- [GIVEN TASK] Print the entries below exactly as they appear, from the first line up to and including the line with "const seriesNames = ['Trees', 'Saplings', 'Seedlings'];". Do not print any pictures.

** begin **

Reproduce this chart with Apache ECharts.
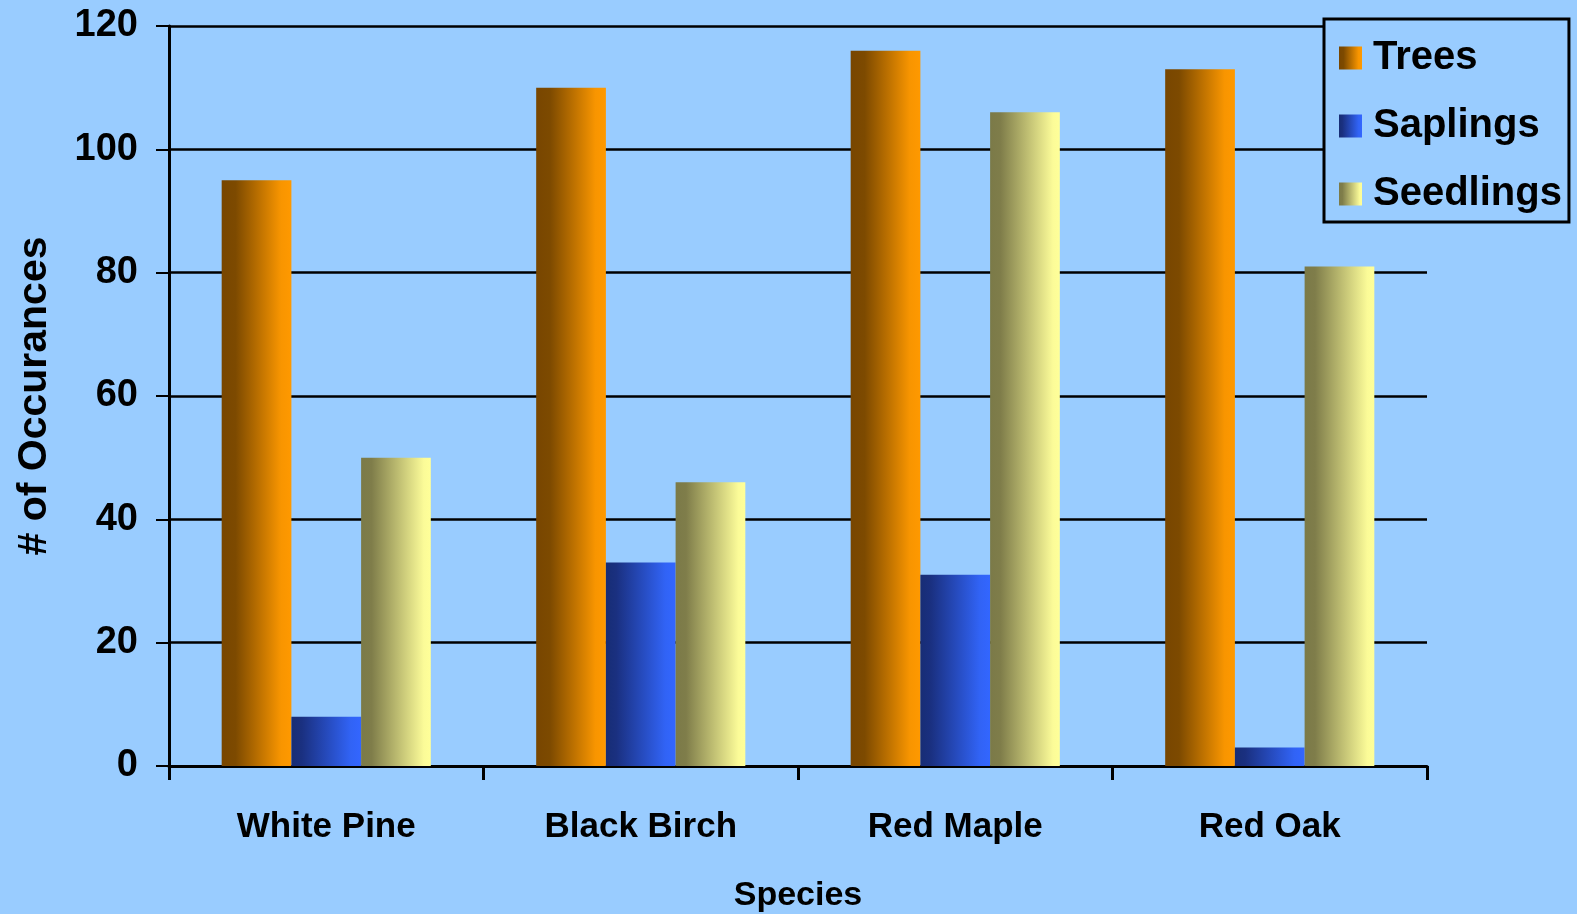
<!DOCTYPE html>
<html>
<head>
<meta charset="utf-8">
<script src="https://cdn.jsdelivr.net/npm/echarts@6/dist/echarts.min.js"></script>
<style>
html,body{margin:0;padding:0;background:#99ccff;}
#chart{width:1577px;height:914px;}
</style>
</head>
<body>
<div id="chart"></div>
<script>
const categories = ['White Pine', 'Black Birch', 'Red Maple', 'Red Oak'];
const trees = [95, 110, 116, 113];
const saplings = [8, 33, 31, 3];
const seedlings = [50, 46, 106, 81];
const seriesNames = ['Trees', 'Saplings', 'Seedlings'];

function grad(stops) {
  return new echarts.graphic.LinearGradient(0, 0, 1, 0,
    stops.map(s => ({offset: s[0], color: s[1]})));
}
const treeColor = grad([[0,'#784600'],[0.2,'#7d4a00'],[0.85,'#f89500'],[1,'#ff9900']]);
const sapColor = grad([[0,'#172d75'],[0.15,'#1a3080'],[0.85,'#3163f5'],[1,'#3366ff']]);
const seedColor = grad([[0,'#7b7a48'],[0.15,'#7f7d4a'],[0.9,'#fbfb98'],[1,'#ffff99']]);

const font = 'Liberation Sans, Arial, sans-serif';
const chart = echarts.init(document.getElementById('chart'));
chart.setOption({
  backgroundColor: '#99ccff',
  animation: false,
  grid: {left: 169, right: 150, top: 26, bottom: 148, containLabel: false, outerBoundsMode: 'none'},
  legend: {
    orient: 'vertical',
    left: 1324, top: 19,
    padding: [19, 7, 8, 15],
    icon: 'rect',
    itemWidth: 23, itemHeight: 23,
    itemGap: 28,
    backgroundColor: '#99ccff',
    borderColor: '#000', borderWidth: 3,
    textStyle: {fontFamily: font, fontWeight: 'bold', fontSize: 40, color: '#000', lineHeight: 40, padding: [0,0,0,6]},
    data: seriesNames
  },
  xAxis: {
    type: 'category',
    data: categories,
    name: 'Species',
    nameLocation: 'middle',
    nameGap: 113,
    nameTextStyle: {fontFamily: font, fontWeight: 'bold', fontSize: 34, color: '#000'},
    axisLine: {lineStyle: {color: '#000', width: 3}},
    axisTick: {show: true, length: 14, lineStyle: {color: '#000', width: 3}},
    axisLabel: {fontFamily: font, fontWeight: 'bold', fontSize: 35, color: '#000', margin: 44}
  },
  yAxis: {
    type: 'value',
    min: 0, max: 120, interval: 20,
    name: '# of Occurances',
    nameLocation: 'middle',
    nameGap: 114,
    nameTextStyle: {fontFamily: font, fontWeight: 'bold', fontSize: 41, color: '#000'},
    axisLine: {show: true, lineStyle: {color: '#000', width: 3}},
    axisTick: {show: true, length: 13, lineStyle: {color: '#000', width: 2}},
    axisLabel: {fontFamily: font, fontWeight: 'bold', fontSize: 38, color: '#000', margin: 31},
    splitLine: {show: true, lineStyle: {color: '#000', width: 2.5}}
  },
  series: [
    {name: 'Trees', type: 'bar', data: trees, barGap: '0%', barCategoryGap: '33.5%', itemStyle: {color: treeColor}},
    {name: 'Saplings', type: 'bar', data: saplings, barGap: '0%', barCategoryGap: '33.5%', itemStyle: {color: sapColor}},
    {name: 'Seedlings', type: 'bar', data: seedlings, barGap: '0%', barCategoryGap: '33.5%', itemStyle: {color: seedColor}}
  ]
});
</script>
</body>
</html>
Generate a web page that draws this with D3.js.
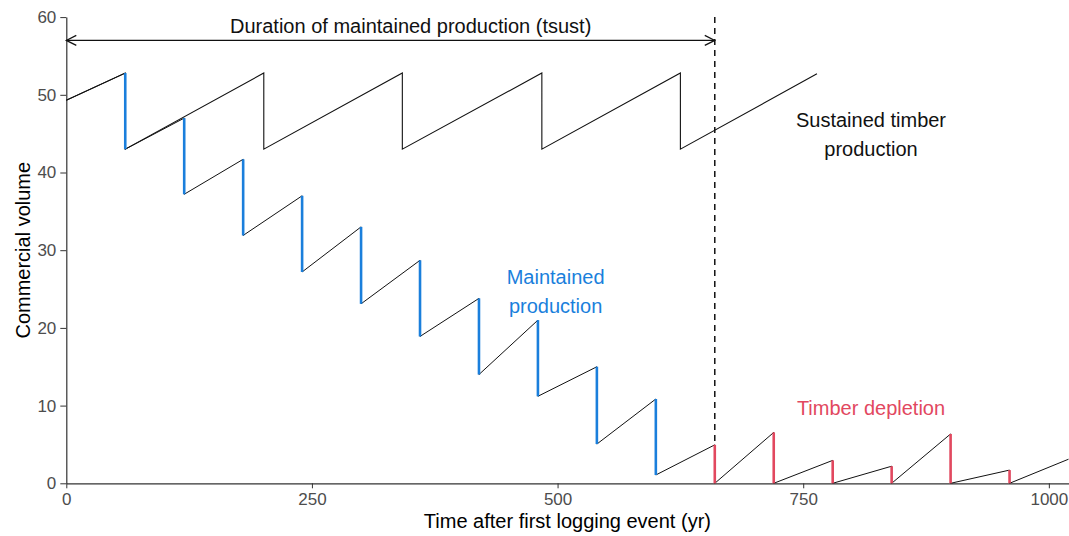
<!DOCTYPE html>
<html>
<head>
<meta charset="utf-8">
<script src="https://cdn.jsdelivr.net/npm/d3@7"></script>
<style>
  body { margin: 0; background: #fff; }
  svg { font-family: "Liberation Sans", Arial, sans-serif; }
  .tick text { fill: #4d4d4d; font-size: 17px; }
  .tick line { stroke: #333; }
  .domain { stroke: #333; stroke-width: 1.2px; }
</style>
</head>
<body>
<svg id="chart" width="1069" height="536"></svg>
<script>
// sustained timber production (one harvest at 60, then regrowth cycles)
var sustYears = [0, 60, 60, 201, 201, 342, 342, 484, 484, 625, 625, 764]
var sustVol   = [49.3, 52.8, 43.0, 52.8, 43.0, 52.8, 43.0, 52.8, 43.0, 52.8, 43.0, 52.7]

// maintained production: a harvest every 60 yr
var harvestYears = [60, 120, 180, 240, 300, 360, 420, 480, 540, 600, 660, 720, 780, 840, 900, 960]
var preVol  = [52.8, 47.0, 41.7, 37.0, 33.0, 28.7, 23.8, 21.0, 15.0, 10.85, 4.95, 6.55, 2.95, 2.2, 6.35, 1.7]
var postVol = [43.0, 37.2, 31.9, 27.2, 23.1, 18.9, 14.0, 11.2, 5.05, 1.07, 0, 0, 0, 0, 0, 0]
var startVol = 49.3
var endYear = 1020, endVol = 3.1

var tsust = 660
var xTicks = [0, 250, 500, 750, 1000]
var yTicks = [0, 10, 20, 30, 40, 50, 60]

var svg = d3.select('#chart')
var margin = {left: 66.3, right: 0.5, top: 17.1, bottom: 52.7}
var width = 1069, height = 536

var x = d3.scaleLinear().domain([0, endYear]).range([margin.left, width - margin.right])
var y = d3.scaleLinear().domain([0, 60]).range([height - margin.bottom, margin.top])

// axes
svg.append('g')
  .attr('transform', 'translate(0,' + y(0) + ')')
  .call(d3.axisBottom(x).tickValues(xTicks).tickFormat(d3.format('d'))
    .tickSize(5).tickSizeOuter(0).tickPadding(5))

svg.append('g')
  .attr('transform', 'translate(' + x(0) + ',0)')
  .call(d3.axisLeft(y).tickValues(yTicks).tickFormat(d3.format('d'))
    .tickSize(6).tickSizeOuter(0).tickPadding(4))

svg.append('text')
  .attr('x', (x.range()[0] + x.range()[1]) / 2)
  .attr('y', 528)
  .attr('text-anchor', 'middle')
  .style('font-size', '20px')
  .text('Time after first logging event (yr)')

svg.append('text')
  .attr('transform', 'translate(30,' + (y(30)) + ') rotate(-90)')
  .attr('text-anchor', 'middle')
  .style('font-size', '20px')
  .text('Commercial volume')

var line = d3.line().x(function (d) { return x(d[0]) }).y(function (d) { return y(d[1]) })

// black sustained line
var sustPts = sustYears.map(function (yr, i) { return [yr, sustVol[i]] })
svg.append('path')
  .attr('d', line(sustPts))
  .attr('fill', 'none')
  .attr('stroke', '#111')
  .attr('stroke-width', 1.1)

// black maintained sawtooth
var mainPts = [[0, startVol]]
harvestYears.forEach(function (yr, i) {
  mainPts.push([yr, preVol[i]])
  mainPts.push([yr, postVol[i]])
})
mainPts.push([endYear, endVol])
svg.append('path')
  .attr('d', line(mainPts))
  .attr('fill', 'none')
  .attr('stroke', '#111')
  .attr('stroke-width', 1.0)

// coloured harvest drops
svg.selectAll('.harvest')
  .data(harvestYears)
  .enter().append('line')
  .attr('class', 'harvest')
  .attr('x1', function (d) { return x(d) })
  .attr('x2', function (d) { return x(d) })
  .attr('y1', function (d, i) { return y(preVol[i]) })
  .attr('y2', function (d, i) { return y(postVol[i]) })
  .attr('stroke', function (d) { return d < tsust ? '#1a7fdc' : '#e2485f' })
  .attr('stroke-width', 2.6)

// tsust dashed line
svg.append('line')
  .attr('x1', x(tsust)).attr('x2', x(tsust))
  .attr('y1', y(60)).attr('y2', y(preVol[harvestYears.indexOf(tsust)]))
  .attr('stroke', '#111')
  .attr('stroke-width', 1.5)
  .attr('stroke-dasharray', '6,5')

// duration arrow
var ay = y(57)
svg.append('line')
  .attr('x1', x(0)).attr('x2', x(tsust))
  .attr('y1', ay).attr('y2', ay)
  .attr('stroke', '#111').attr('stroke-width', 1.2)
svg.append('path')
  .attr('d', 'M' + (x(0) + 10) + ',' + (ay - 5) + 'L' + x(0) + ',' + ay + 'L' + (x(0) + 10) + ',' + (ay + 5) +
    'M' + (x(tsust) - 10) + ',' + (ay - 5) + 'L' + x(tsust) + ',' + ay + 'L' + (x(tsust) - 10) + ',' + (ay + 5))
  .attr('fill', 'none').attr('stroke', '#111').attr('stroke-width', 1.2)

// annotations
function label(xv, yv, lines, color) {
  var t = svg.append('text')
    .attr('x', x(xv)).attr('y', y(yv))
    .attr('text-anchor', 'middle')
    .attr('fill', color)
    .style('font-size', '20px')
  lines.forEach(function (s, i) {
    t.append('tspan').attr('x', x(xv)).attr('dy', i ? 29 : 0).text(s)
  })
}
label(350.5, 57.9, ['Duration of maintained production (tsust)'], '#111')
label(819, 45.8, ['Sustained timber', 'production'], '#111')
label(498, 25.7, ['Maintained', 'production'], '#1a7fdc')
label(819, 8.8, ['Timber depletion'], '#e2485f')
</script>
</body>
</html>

** end **

- [TASK SOLUTION]
Reproduce this chart with Apache ECharts.
<!DOCTYPE html>
<html>
<head>
<meta charset="utf-8">
<script src="https://cdn.jsdelivr.net/npm/echarts@6/dist/echarts.min.js"></script>
<style>
html,body{margin:0;padding:0;background:#99ccff;}
#chart{width:1577px;height:914px;}
</style>
</head>
<body>
<div id="chart"></div>
<script>
const categories = ['White Pine', 'Black Birch', 'Red Maple', 'Red Oak'];
const trees = [95, 110, 116, 113];
const saplings = [8, 33, 31, 3];
const seedlings = [50, 46, 106, 81];
const seriesNames = ['Trees', 'Saplings', 'Seedlings'];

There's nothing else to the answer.